EXCLUSIF AOF / Romain Boscher, GROUPAMA AM

27/09/2007 - 18:08 - Option Finance

(AOF) - 795 000 ventes de logements neufs ont été enregistrées aux Etats-Unis au mois d'août en rythme annuel, soit une baisse de -8,3%. Ce chiffre est inférieur à la prévision moyenne des économistes de 825 000 ventes. Romain Boscher, directeur de la Gestion Actions chez Groupama AM, a accepté de mettre ses chiffres en perspectives pour AOF.

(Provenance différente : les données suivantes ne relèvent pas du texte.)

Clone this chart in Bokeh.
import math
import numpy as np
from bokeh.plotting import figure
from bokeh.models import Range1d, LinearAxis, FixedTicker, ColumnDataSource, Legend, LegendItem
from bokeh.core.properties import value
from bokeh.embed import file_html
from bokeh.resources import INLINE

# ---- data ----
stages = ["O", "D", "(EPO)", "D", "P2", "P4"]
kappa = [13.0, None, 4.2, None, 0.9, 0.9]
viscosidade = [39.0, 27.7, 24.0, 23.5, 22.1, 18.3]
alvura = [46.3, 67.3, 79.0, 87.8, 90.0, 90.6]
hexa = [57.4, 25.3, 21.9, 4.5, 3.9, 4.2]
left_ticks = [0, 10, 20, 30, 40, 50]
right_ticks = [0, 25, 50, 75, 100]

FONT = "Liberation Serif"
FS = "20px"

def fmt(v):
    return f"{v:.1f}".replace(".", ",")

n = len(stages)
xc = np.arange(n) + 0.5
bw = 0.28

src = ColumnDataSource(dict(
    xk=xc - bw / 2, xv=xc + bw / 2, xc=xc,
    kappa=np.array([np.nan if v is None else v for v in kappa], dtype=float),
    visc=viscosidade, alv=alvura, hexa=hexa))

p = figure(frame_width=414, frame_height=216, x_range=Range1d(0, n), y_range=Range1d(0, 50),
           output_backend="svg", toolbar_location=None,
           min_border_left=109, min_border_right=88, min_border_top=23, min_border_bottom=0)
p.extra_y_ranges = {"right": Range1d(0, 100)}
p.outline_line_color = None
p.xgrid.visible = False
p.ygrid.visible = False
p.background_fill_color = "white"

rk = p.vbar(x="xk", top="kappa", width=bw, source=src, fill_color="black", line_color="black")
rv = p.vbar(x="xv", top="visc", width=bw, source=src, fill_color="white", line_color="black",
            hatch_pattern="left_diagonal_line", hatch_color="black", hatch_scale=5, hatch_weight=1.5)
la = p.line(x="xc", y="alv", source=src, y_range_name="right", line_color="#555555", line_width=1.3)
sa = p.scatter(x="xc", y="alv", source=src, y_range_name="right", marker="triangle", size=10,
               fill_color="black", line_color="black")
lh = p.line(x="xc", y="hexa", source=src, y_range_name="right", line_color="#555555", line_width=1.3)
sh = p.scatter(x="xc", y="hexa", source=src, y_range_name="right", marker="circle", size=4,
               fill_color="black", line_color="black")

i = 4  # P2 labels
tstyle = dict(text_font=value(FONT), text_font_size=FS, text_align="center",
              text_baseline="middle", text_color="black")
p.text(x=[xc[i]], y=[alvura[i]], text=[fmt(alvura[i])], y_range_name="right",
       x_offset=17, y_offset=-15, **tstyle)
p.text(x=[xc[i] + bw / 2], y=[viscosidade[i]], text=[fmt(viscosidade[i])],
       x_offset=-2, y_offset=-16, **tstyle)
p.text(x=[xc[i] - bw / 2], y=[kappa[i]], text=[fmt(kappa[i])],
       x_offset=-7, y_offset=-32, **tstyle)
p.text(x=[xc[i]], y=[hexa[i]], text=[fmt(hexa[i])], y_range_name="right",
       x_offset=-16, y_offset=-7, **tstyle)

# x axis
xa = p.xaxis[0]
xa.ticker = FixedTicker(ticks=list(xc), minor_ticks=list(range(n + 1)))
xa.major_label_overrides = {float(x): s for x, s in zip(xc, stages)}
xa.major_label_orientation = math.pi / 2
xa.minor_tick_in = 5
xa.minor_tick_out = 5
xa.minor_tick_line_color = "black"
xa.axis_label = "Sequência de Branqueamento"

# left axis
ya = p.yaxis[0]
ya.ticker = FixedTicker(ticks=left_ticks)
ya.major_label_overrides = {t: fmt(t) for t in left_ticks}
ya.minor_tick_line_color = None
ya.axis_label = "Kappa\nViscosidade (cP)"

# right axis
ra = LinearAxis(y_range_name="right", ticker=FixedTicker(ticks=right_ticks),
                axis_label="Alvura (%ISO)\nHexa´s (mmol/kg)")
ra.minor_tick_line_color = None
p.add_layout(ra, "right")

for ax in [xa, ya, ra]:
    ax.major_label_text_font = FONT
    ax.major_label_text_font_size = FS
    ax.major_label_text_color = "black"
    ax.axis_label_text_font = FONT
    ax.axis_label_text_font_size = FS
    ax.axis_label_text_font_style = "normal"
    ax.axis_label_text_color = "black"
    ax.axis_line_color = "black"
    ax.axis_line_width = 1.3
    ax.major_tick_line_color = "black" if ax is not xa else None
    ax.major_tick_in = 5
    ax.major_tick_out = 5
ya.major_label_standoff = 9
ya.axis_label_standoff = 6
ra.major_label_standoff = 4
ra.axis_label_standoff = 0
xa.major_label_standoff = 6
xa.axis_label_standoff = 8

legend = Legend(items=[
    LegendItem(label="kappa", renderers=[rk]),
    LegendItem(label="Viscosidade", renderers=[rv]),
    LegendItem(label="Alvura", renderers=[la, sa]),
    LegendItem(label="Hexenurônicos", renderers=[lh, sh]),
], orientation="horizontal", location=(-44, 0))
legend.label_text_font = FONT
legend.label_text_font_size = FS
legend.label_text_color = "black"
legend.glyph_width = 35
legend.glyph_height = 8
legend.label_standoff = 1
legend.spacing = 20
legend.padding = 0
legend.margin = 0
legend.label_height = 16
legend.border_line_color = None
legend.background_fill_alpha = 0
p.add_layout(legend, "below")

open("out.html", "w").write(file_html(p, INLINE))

L'AGENCE OPTION FINANCE: Comment analysez-vous le nouveau recul des ventes de logements neufs aux Etats-Unis?

Romain Boscher

 : Avec 85 000 ventes de logements neufs de moins en août, nous sommes aujourd'hui au niveau le plus bas depuis deux ans. Nous avions atteint un plus haut dans le courant de l'été 2005 avec 1,4 million de transactions, ce qui signifie que le marché a chuté de 44% depuis. Il faut remonter plus de dix ans en arrière (1996) pour trouver un chiffre équivalent à celui d'aujourd'hui. La crise est donc confirmée et elle se poursuit, mais ce n'est pas surprenant. Plusieurs facteurs ont provoqué ce recul, à commencer par les taux de financement de prêts des ménages qui se tendent un petit peu puisqu'ils intègrent à la fois une prime de risque plus importante et les graves difficultés rencontrées par les prêteurs encore vaillants pour se refinancer. L'autre problème concerne la disparition du marché du subprime. Un huitième des acheteurs potentiels qui se situent dans l'extrémité basse en sont exclus. A l'autre extrémité, les prêts d'un montant élevé dit "Jumbo" peinent également à se concrétiser. Dans le coeur du marché, les Américains moyens sont frappés par une crise de confiance qui les incite à reporter leurs achats. On ne connaît pas la proportion de transactions annulées ou différées, mais le marché immobilier doit faire face à un cumul de toutes ces situations. Rappelons que dans le marché du neuf, l'ajustement est plus sévère, car il sert de variable d'ajustement et les stocks doivent être écoulés à tout prix. Pour les logements existants, qui représentent plus de 80% des transactions, les propriétaires peuvent toujours retarder leur vente et lisser ainsi la pression vendeuse.

AOF :Quand peut-on espérer une sortie de crise ?

Romain Boscher

 : Il faut s'attendre à ce que la crise immobilière aux Etats-Unis soit comme à l'accoutumée dans pareille configuration de purge d'excès, relativement longue, de l'ordre de 3 ans. Les situations les plus dramatiques concernent les Etats industriels qui n'avaient que très peu goûté à la hausse et qui enregistrent de surcroît les plus fortes baisses, comme le Michigan par exemple. Ceux qui ont fait l'objet de fortes spéculations, Floride et Californie en tête, sont également particulièrement touchés mais cela est plus "normal". Sauf à patienter pendant trois longues années, les marchés devront donc plutôt espérer respirer une fois la crise de confiance évacuée. Cela nécessite un inventaire exhaustif des risques et des pertes engrangés par la multitude d'acteurs concernés par cette perte de valeur immobilière. La bonne nouvelle est que ce risque, colossal, sera mieux absorbé car très disséminé, la mauvaise est qu'il nous faudra des mois avant de retrouver tous les porteurs du risque et de disposer d'un clair état des lieux, préalable indispensable à une normalisation. Propos recueillis par Marie-Laure Hardy.